For developers choosing where to build, this means the Ethereum ecosystem offers the widest surface area of any blockchain: build on L1 for maximum decentralization, or choose from a dozen production-ready L2s optimized for different use cases — from DeFi on Arbitrum to consumer apps on Base to privacy-focused applications on emerging ZK rollups.

What the Staking Surge Tells Us About Network Conviction

The developer milestone arrives alongside another record: Ethereum's staking ratio has climbed to 32.7 percent, an all-time high. Nearly 39.7 million ETH is now locked across more than 890,000 active validators, with 96,000 new validators joining in 2026 alone.

These two data points — developer activity and staking participation — tell the same story from different angles. Developers are building because they see long-term value. Stakers are locking capital because they see long-term security. Together, they create a reinforcing loop: a more secure network attracts more builders, and more applications justify more staking.

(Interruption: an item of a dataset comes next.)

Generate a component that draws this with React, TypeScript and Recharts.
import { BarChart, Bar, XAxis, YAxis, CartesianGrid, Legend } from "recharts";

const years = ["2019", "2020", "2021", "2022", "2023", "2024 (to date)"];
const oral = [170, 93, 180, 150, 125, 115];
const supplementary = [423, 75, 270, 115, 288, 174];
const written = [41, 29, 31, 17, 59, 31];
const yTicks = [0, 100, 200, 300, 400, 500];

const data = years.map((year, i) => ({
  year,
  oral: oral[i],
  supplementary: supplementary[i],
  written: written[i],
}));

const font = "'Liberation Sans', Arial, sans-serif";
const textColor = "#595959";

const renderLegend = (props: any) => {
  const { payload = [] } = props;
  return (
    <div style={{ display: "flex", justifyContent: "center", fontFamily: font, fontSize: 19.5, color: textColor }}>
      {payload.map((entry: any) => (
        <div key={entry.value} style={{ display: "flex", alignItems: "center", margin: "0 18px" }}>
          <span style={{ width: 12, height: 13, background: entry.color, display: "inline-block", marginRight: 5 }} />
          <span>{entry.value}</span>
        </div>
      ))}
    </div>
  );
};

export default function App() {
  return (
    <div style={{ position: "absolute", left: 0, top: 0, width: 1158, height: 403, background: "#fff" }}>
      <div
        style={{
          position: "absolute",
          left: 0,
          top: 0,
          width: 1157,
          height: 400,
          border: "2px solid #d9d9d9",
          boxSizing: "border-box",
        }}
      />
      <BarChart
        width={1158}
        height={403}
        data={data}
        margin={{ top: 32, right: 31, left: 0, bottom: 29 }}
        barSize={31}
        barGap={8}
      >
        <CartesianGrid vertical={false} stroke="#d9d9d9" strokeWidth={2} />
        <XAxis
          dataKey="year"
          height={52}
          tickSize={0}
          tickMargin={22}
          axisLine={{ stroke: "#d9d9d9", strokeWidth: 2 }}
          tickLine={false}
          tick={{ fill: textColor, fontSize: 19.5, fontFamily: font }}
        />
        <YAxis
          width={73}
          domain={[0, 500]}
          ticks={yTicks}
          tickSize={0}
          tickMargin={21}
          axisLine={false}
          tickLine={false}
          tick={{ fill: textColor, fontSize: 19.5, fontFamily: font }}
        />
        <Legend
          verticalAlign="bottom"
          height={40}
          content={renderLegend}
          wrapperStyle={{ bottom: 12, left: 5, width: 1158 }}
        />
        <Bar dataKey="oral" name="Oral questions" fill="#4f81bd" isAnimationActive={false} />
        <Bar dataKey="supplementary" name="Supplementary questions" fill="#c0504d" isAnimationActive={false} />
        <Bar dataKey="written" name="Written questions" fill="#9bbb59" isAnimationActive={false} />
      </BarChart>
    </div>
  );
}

The base staking APR has compressed to roughly 2.78 percent, but MEV-Boost adds 10 to 30 percent on top. Liquid staking protocols, led by Lido with 8.89 million ETH under management, have made participation accessible to users who cannot meet the 32 ETH minimum. The result is a staking economy that now represents over 25 billion dollars in liquid staking TVL alone.

The Road Ahead: Glamsterdam, Hegota, and the Next Wave

Ethereum is not resting on its developer lead. Two major hard forks are planned for 2026. Glamsterdam, targeted for the first half of the year, introduces enshrined proposer-builder separation (ePBS) through EIP-7732, fundamentally changing how blocks are constructed. Hegota, planned for the second half, brings Verkle trees for stateless validation and lays groundwork for post-quantum cryptographic protection.

These upgrades matter for developers because they expand what is possible at the protocol level. ePBS creates new opportunities for MEV-aware application design. Verkle trees reduce the hardware requirements for running full nodes, potentially bringing thousands of new node operators into the network. And post-quantum readiness — with projects like Kohaku already offering ERC-4337-based quantum-resistant smart accounts for as little as 0.07 dollars on testnet — signals that Ethereum is planning decades ahead.

For teams evaluating where to invest their engineering resources, the combination of the largest developer community, the most mature tooling ecosystem, and an aggressive protocol roadmap makes Ethereum the most defensible bet in blockchain development. If you are ready to start building on Ethereum and its L2s, thirdweb offers developer tools and plans that scale with your project — check out thirdweb.com/pricing to get started.

What This Means for the Industry

One million developers is a threshold that changes the conversation. It moves Ethereum from being the largest blockchain developer community to being one of the largest open-source developer communities in any category. For comparison, the Linux kernel — arguably the most successful open-source project in history — has roughly 20,000 active contributors in any given year.

Ethereum's 232,000 active developers dwarf that number, though the comparison is imperfect — kernel development requires deep systems expertise, while the Ethereum ecosystem spans everything from Solidity smart contracts to frontend integrations to infrastructure tooling. Still, the scale is remarkable and increasingly difficult to ignore for enterprises, institutions, and governments evaluating blockchain technology.

The milestone also has implications for Ethereum's economic narrative. With ETH trading around 1,700 dollars and the staking ratio at all-time highs, the network's fundamentals — developer activity, validator participation, L2 growth, institutional adoption — are arguably stronger than at any previous point. Whether the market recognizes that in the short term is a separate question, but for builders playing the long game, the signal is clear: Ethereum's developer gravity is only getting stronger.